Region: the geography of empire’s afterlives

Where histories sediment and futures contend.

I’m Minah Kang — a scholar of international relations, postcolonial studies, and political geography (revisiting Asia as Method) based in Baltimore.

I’m currently a PhD candidate in Political Science at Johns Hopkins University. My work begins with a question of political scale: what scale of politics truly matters in people’s political lives? Is it the body, the household, the neighborhood, the village, the nation-state—or the planetary? How do individuals imagine, inhabit, and relate to others across different scales—and how do these relations shape political being?

In my dissertation, I take up the region as a scale that sits between the nation-state and the global, with the Asia/Pacific region as primary site of inquiry. I approach the region as a contested and generative site where imperial histories sediment and futures contend.

Based on multilingual archival research across Korea, Japan, the Philippines, and the U.S., my work traces how regional forms endured beyond the formal end of empire—reanimating imperial logics while opening claims for connection, justice, and alternative visions of political belonging.

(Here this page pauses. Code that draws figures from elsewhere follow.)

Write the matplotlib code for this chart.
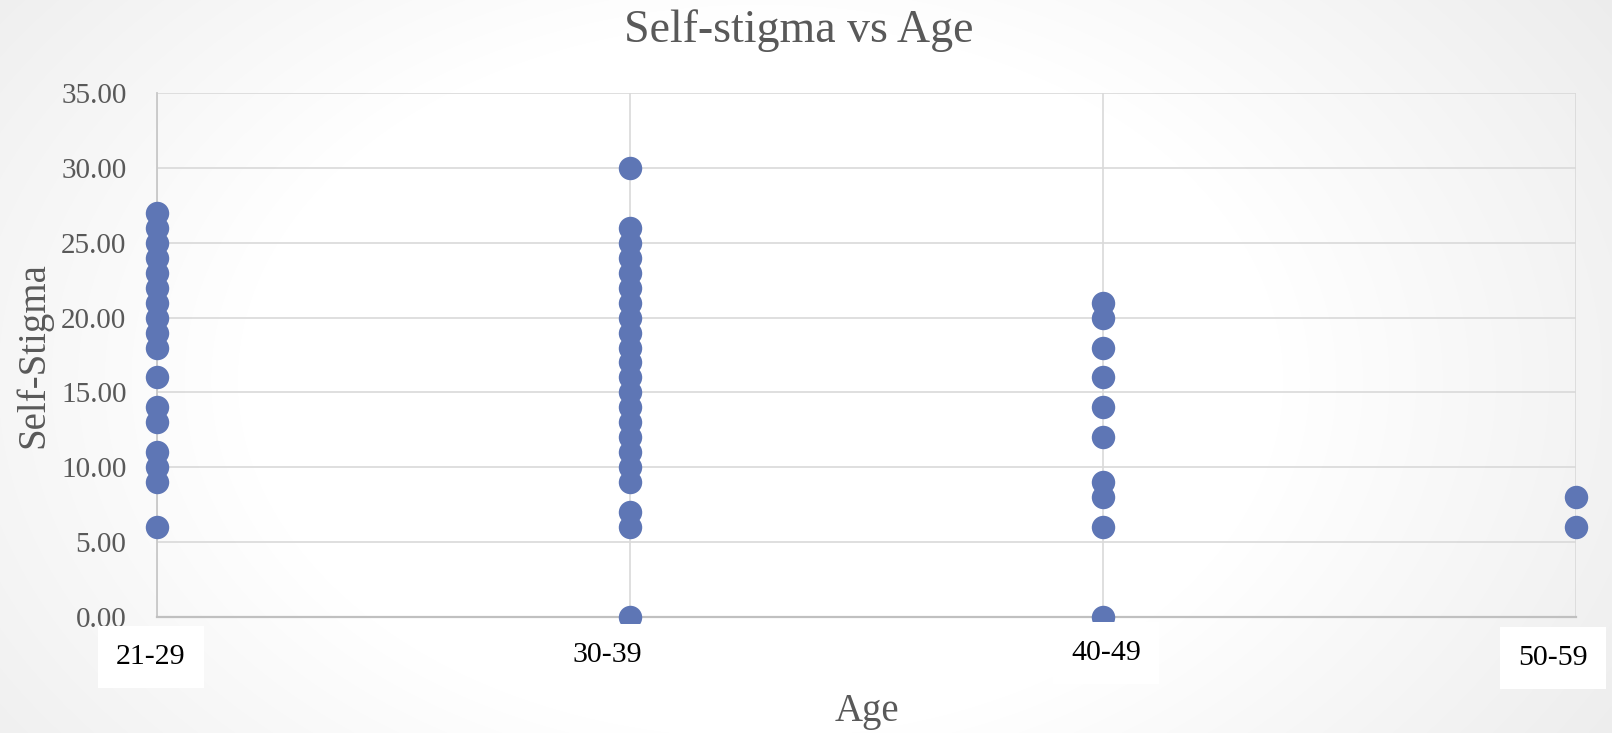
import numpy as np
import matplotlib
matplotlib.use("Agg")
import matplotlib.pyplot as plt

categories = ["21-29", "30-39", "40-49", "50-59"]
g21_29 = [27, 26, 25, 24, 23, 22, 21, 20, 19, 18, 16, 14, 13, 11, 10, 9, 6]
g30_39 = [30, 26, 25, 24, 23, 22, 21, 20, 19, 18, 17, 16, 15, 14, 13, 12, 11, 10, 9, 7, 6, 0]
g40_49 = [21, 20, 18, 16, 14, 12, 9, 8, 6, 0]
g50_59 = [8, 6]
groups = [g21_29, g30_39, g40_49, g50_59]
y_ticks = [0, 5, 10, 15, 20, 25, 30, 35]

W, H = 1612, 733
fig = plt.figure(figsize=(W / 100, H / 100), dpi=100)

# background gradient
bg = fig.add_axes([0, 0, 1, 1], zorder=-10)
yy, xx = np.mgrid[0:H, 0:W]
d = np.sqrt(((xx - 760) / 950.0) ** 2 + ((yy - 380) / 650.0) ** 2)
v = 1.0 - 0.14 * np.clip(d - 0.55, 0, None)
v = np.clip(v, 0.885, 1.0)
bg.imshow(np.dstack([v, v, v]), aspect="auto", extent=[0, 1, 0, 1])
bg.axis("off")

ax = fig.add_axes([157 / W, 1 - 617 / H, (1576 - 157) / W, (617 - 93) / H])
ax.patch.set_alpha(0)

serif = ["Liberation Serif", "DejaVu Serif"]
gray_txt = "#595959"

xpos = np.arange(1, len(categories) + 1)
for x, vals in zip(xpos, groups):
    ax.scatter([x] * len(vals), vals, s=285, color="#5E76B5", zorder=3,
               clip_on=False, linewidths=0)

ax.set_xlim(1, 4)
ax.set_ylim(0, 35)
ax.set_yticks(y_ticks)
ax.set_yticklabels([f"{t:.2f}" for t in y_ticks], fontfamily=serif,
                   fontsize=21, color=gray_txt)
ax.tick_params(axis="y", length=0, pad=22)
ax.set_xticks(xpos)
ax.set_xticklabels([])
ax.tick_params(axis="x", length=0)
ax.grid(True, color="#d9d9d9", linewidth=1.2, zorder=0)
ax.set_axisbelow(True)
for s in ["top", "right"]:
    ax.spines[s].set_visible(False)
ax.spines["left"].set_color("#c8c8c8")
ax.spines["left"].set_linewidth(1.3)
ax.spines["bottom"].set_color("#c0c0c0")
ax.spines["bottom"].set_linewidth(1.6)

# category labels in white boxes
offsets = [-0.013, -0.049, 0.006, -0.049]
yoffs = [-0.076, -0.0725, -0.069, -0.078]
for x, lab, ox, oy in zip(xpos, categories, offsets, yoffs):
    ax.text(x + ox, oy, lab, transform=ax.get_xaxis_transform(),
            ha="center", va="center", fontfamily=serif, fontsize=21.5,
            color="black",
            bbox=dict(boxstyle="square,pad=0.6", fc="white", ec="none"))

fig.text(799 / W, 1 - 31 / H, "Self-stigma vs Age",
         ha="center", va="center", fontfamily=serif, fontsize=33,
         color=gray_txt)
fig.text(34 / W, 1 - 355 / H, "Self-Stigma", rotation=90, ha="center",
         va="center", fontfamily=serif, fontsize=28, color=gray_txt)
fig.text(867 / W, 1 - 712 / H, "Age", ha="center",
         va="center", fontfamily=serif, fontsize=28, color=gray_txt)

fig.savefig("out.png", dpi=100)
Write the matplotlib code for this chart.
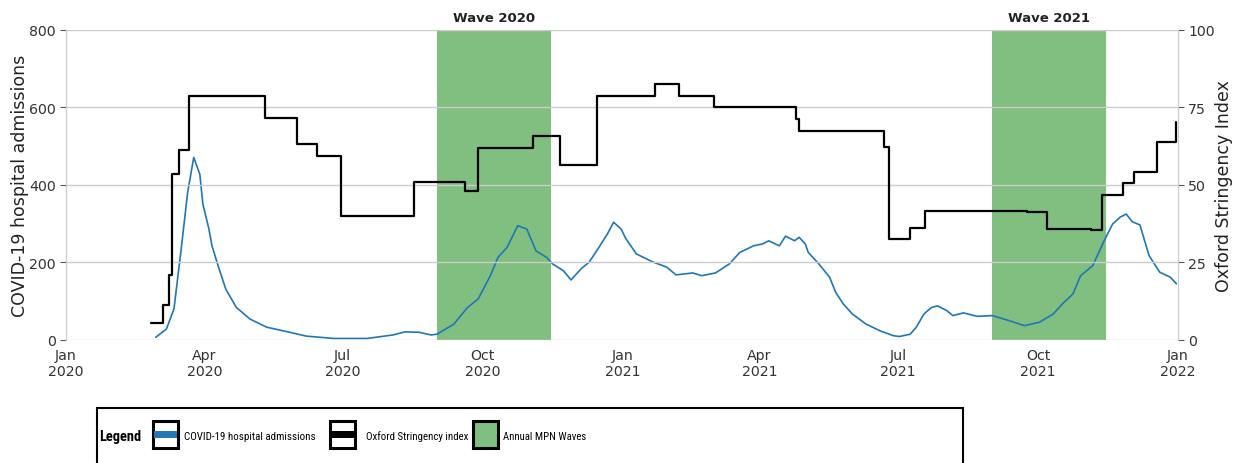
import matplotlib
matplotlib.use("Agg")
import matplotlib.pyplot as plt
import matplotlib.dates as mdates
from matplotlib.patches import Rectangle
import pandas as pd
import seaborn as sns

# daily COVID-19 hospital admissions (smoothed)
admission_dates = [
    "2020-02-29", "2020-03-07", "2020-03-12", "2020-03-17", "2020-03-21", "2020-03-25",
    "2020-03-29", "2020-03-31", "2020-04-04", "2020-04-06", "2020-04-10", "2020-04-15",
    "2020-04-22", "2020-05-01", "2020-05-12", "2020-05-27", "2020-06-07", "2020-06-25",
    "2020-07-17", "2020-08-03", "2020-08-11", "2020-08-20", "2020-08-28", "2020-09-01",
    "2020-09-12", "2020-09-21", "2020-09-28", "2020-10-06", "2020-10-11", "2020-10-17",
    "2020-10-24", "2020-10-30", "2020-11-05", "2020-11-12", "2020-11-16", "2020-11-23",
    "2020-11-28", "2020-12-05", "2020-12-10", "2020-12-17", "2020-12-22", "2020-12-26",
    "2020-12-31", "2021-01-03", "2021-01-10", "2021-01-21", "2021-01-30", "2021-02-05",
    "2021-02-16", "2021-02-22", "2021-03-03", "2021-03-12", "2021-03-19", "2021-03-28",
    "2021-04-03", "2021-04-07", "2021-04-14", "2021-04-18", "2021-04-24", "2021-04-27",
    "2021-05-01", "2021-05-03", "2021-05-10", "2021-05-17", "2021-05-21", "2021-05-26",
    "2021-06-01", "2021-06-10", "2021-06-19", "2021-06-28", "2021-07-02", "2021-07-09",
    "2021-07-13", "2021-07-18", "2021-07-23", "2021-07-27", "2021-08-02", "2021-08-06",
    "2021-08-13", "2021-08-22", "2021-09-01", "2021-09-12", "2021-09-22", "2021-10-02",
    "2021-10-11", "2021-10-17", "2021-10-24", "2021-10-29", "2021-11-06", "2021-11-13",
    "2021-11-19", "2021-11-24", "2021-11-28", "2021-12-02", "2021-12-07", "2021-12-13",
    "2021-12-20", "2021-12-27", "2021-12-31",
]
admissions = [
    7, 28, 80, 243, 381, 471,
    428, 351, 286, 243, 192, 132,
    84, 54, 33, 20, 10, 4,
    4, 13, 21, 20, 13, 15,
    41, 84, 106, 166, 213, 239,
    295, 286, 230, 213, 196, 179,
    155, 185, 201, 243, 274, 304,
    286, 262, 222, 201, 188, 168,
    173, 166, 173, 196, 226, 243,
    248, 256, 243, 268, 256, 265,
    248, 226, 196, 162, 123, 93,
    67, 41, 24, 11, 9, 15,
    33, 67, 84, 88, 76, 63,
    70, 61, 63, 50, 37, 46,
    67, 93, 119, 166, 192, 252,
    299, 317, 325, 305, 297, 218,
    175, 162, 145,
]

# Oxford stringency index, value from each change date onwards
stringency_dates = [
    "2020-02-26", "2020-03-05", "2020-03-09", "2020-03-11", "2020-03-15", "2020-03-22",
    "2020-05-11", "2020-06-01", "2020-06-14", "2020-06-30", "2020-08-17", "2020-09-19",
    "2020-09-28", "2020-11-03", "2020-11-21", "2020-12-15", "2021-01-22", "2021-02-07",
    "2021-03-02", "2021-04-25", "2021-04-27", "2021-06-22", "2021-06-25", "2021-07-09",
    "2021-07-19", "2021-09-24", "2021-10-07", "2021-11-05", "2021-11-12", "2021-11-26",
    "2021-12-03", "2021-12-18", "2021-12-31",
]
stringency = [
    5.6, 11.3, 21.0, 53.7, 61.3, 78.8,
    71.5, 63.1, 59.4, 39.9, 51.1, 48.2,
    62.0, 65.8, 56.5, 78.8, 82.5, 78.8,
    75.0, 71.3, 67.5, 62.1, 32.6, 36.1,
    41.7, 41.3, 35.8, 35.5, 46.8, 50.5,
    54.1, 64.0, 70.3,
]

wave_labels = ["Wave 2020", "Wave 2021"]
wave_starts = ["2020-09-01", "2021-09-01"]
wave_ends = ["2020-11-15", "2021-11-15"]

BLUE = "#1f77b4"
GREEN = (0.5, 0.75, 0.5)

sns.set_style("white")
plt.rcParams["font.family"] = ["DejaVu Sans"]

fig = plt.figure(figsize=(12.35, 4.64), dpi=100)
ax1 = fig.add_axes([0.0534, 0.2651, 0.9004, 0.6681])
ax2 = ax1.twinx()

adm_x = pd.to_datetime(admission_dates)
str_x = pd.to_datetime(stringency_dates)

for label, start, end in zip(wave_labels, wave_starts, wave_ends):
    s, e = pd.Timestamp(start), pd.Timestamp(end)
    ax1.axvspan(s, e, color=GREEN, lw=0, zorder=0)
    mid = s + (e - s) / 2
    ax1.text(mid, 1.02, label, transform=ax1.get_xaxis_transform(), ha="center", va="bottom",
             fontsize=9.5, fontweight="bold", color="#222222")

ax1.plot(adm_x, admissions, color=BLUE, lw=1.2, zorder=2)
ax2.plot(str_x, stringency, color="black", lw=1.6, drawstyle="steps-post")

ax1.set_xlim(pd.Timestamp("2020-01-01"), pd.Timestamp("2022-01-01"))
ax1.set_ylim(0, 800)
ax2.set_ylim(0, 100)
ax1.set_yticks([0, 200, 400, 600, 800])
ax2.set_yticks([0, 25, 50, 75, 100])
ax1.xaxis.set_major_locator(mdates.MonthLocator(bymonth=[1, 4, 7, 10]))
ax1.xaxis.set_major_formatter(mdates.DateFormatter("%b\n%Y"))

ax1.grid(False)
ax2.grid(True, axis="y", color="#cccccc", lw=1)
for ax in (ax1, ax2):
    for side in ax.spines.values():
        side.set_color("#cccccc")
    ax.spines["top"].set_visible(False)
    ax.spines["bottom"].set_visible(False)
ax1.tick_params(axis="x", colors="#bbbbbb", labelcolor="#333333", labelsize=10.2, length=3, pad=2.5)
ax1.tick_params(axis="y", colors="#555555", labelcolor="#333333", labelsize=10.2, length=4)
ax2.tick_params(axis="y", colors="#555555", labelcolor="#333333", labelsize=10.2, length=4)

ax1.set_ylabel("COVID-19 hospital admissions", fontsize=12.5, color="#222222")
ax2.set_ylabel("Oxford Stringency Index", fontsize=12.5, color="#222222")
ax1.yaxis.set_label_coords(-0.0333, 0.5)
ax2.yaxis.set_label_coords(1.0333, 0.5)

# legend panel below the chart, in figure pixel units
W, H = 1235.0, 464.0


def fx(px):
    return px / W


def fy(py):
    return 1 - py / H


def fit_width(txt, width_px):
    # shrink or grow a text so that it spans the given width in pixels
    renderer = fig.canvas.get_renderer()
    current = txt.get_window_extent(renderer).width
    txt.set_fontsize(txt.get_fontsize() * width_px / current)


fig.add_artist(Rectangle((fx(97), fy(480)), fx(866), fy(409) - fy(480), transform=fig.transFigure,
                         facecolor="white", edgecolor="black", lw=1.5, clip_on=False))
leg_font = ["Roboto Condensed", "Liberation Sans", "DejaVu Sans"]
head = fig.text(fx(99), fy(437), "Legend", fontsize=12, fontweight="bold", family=leg_font,
                va="center", ha="left", color="black")
fit_width(head, 42)

key_y0, key_y1 = 422, 449
keys = [
    (153, "band", BLUE, "COVID-19 hospital admissions", 184, 131),
    (330, "band", "black", "Oxford Stringency index", 366, 102),
    (473, "fill", GREEN, "Annual MPN Waves", 503, 83),
]
for kx, kind, col, text, tx, tw in keys:
    face = col if kind == "fill" else "white"
    fig.add_artist(Rectangle((fx(kx), fy(key_y1)), fx(25), fy(key_y0) - fy(key_y1),
                             transform=fig.transFigure, facecolor=face, edgecolor="black", lw=2.2))
    if kind == "band":
        fig.add_artist(Rectangle((fx(kx + 1), fy(439)), fx(23), fy(432) - fy(439),
                                 transform=fig.transFigure, facecolor=col, edgecolor="none"))
    t = fig.text(fx(tx), fy(437), text, fontsize=10, family=leg_font, va="center", ha="left",
                 color="black")
    fit_width(t, tw)

fig.savefig("out.png", dpi=100)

I’m particularly interested in how the region has functioned as a conduit for postwar hegemonic ordering: first, through epistemic frameworks that staged the region as a scale of comparison, expertise and political futurity in response to global disorder; and second, through infrastructural regimes of (im)mobility that layered postwar settlements—such as repatriation systems and military base networks—onto infrastructures originally built for war and empire. At the same time, my research examines how regional space enabled precarious yet persistent claims for reparation and political imagination against militarized sexual violence—claims that exceeded the normative horizons of nationalism and cosmopolitan globalization.

Together, the project situates regionalism—and globalization—within longer histories of empire and war, showing how the spatial logics of the liberal international order were first shaped in the interwar period and reconfigured through postwar settlements.

Welcome, and thanks for stopping by.